Saturday, November 12, 2011

Ordely Bull chart list 2nd aniversary reflexions.

Well, entire 2 years just passed since I started to publish my charts on stockcharts, and I am truly surprised I found time and energy to keep doing it fairly regularly. The cyclical bull was then only few months old and there were plenty of bears rampaging on the public list, so I felt compelled to dust off my crystal ball and share whatever I could have glimpsed looking at it. I can say, truly nostalgically, that it was a very easy time for the propheting. The bull was very young, bearishness was still rampant, and those in power around the world were committed to providing stimuli to the economy. Moving fast forward to today, there has been a dramatic change in all those factors. My prediction of the bull run till the Summer of 2011 was fulfilled. The powers of the word are showing such tremendous stupidity and ignorance now, that it is just my stubbornly contrarian nature that makes me looking for possible bullish resolutions.
Going back to predicting the future business, the good news though is, that we should get a pretty good clue very soon, maybe even next week.
The markets made a nice but predictable rebound to the 200 days MA and if they can't decisively break, the bear will be confirmed. If the rally continues, another leg of the bull is on the way and should last for several more months, and likely the retest of old tops at just above 1500 for the SPX is eventually in cards.
The resolution of this setup will dictate how the other markets will fare, whether the dollar, gold or crude.
Having said that, lets look at the setups in those markets.
US Dollar has made an honest attempt at the launch two weeks ago, but the second-stage engines did not fire and it failed to archive the escape velocity last week, printing in the end indecision to bearish weekly candle.

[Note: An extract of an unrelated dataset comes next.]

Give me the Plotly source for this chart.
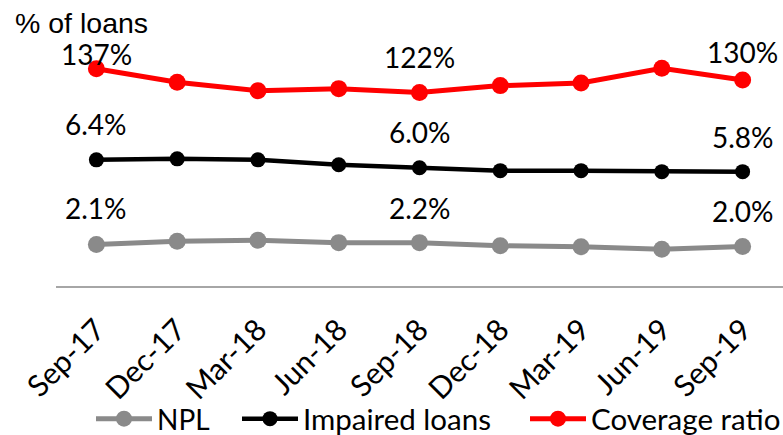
import plotly.graph_objects as go

categories = ["Sep-17", "Dec-17", "Mar-18", "Jun-18", "Sep-18", "Dec-18", "Mar-19", "Jun-19", "Sep-19"]
npl = [2.1, 2.27, 2.32, 2.2, 2.2, 2.04, 1.99, 1.86, 2.0]
impaired = [6.4, 6.45, 6.4, 6.15, 6.0, 5.85, 5.85, 5.8, 5.8]
coverage = [137, 128.5, 123.2, 124.5, 122, 126.4, 128, 137.4, 130]
label_idx = [0, 4, 8]

# style
W, H = 783, 435
ML, MR, MT, MB = 56, 0, 10, 149
LBL_FONT = "Lato"
GRAY, BLACK, RED = "#8a8a8a", "#000000", "#FF0000"
cov_shift = [15, 36, 28]
imp_shift = [36, 36, 35]
npl_shift = [37, 35, 36]
legend_x_px = [91, 237, 525]
legend_y_px = 419

fig = go.Figure()
fig.add_trace(go.Scatter(x=categories, y=npl, name="NPL", mode="lines+markers",
                         line=dict(color=GRAY, width=5), marker=dict(size=17, color=GRAY),
                         cliponaxis=False, legend="legend"))
fig.add_trace(go.Scatter(x=categories, y=impaired, name="Impaired loans", mode="lines+markers",
                         line=dict(color=BLACK, width=4.5), marker=dict(size=15, color=BLACK),
                         cliponaxis=False, legend="legend2"))
fig.add_trace(go.Scatter(x=categories, y=coverage, name="Coverage ratio", mode="lines+markers",
                         line=dict(color=RED, width=5), marker=dict(size=17, color=RED),
                         yaxis="y2", cliponaxis=False, legend="legend3"))

anns = []
for k, i in enumerate(label_idx):
    anns.append(dict(x=categories[i], y=npl[i], text=f"{npl[i]:.1f}%", showarrow=False,
                     yanchor="middle", yshift=npl_shift[k], xref="x", yref="y",
                     font=dict(family=LBL_FONT, size=28, color="black")))
    anns.append(dict(x=categories[i], y=impaired[i], text=f"{impaired[i]:.1f}%", showarrow=False,
                     yanchor="middle", yshift=imp_shift[k], xref="x", yref="y",
                     font=dict(family=LBL_FONT, size=28, color="black")))
    anns.append(dict(x=categories[i], y=coverage[i], text=f"{coverage[i]:.0f}%", showarrow=False,
                     yanchor="middle", yshift=cov_shift[k], xref="x", yref="y2",
                     font=dict(family=LBL_FONT, size=28, color="black")))

anns.append(dict(x=(13 - ML) / (W - ML - MR), y=(286 - 23) / (H - MT - MB), xref="paper", yref="paper",
                 text="% of loans", showarrow=False, xanchor="left", yanchor="middle",
                 font=dict(family="Liberation Sans", size=28.5, color="black")))

def leg(xpx, size):
    return dict(orientation="h", xref="container", yref="container",
                x=xpx / W, xanchor="left", y=(H - legend_y_px) / H, yanchor="middle",
                font=dict(family=LBL_FONT, size=size, color="black"),
                bgcolor="rgba(0,0,0,0)", itemwidth=56)

fig.update_layout(
    width=W, height=H,
    margin=dict(l=ML, r=MR, t=MT, b=MB, autoexpand=False),
    paper_bgcolor="white", plot_bgcolor="white",
    showlegend=True,
    legend=leg(legend_x_px[0], 28),
    legend2=leg(legend_x_px[1], 29.5),
    legend3=leg(legend_x_px[2], 29.5),
    xaxis=dict(type="category", range=[-0.5, 8.5], showline=True, linecolor="#A6A6A6", linewidth=2,
               showgrid=False, ticks="", tickangle=-45, zeroline=False, automargin=False,
               ticklabelstandoff=12,
               tickfont=dict(family=LBL_FONT, size=30, color="black")),
    yaxis=dict(range=[0, 14], visible=False, showgrid=False),
    yaxis2=dict(range=[0, 174.1], overlaying="y", visible=False, showgrid=False),
    annotations=anns,
)

fig.write_html("out.html")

Interestingly, Australian Dollar may be drawing an inverse head and shoulders bottom.
The fate of the XAD is also closely linked with gold and the PM miners. Interestingly, the miners seem to be leading gold on this rebound/rally (that's positive).
The GDX gold miners ETF and it's younger sibling GDXJ are clearly tracing ascending wedge patterns, that could turn out to be either very bearish or very bullish (ending versus leading diagonal respectively).
Crude oil has been behaving most bullishly of the pack, but pulled just to the resistance at 100 bucks and obviously still may turn on a dime if other markets falter.
And finally, bonds may have seen a historic once-in-a-lifetime top. But that also needs a confirmation.
On the side, it will be interesting to look at all of this 2 years from now.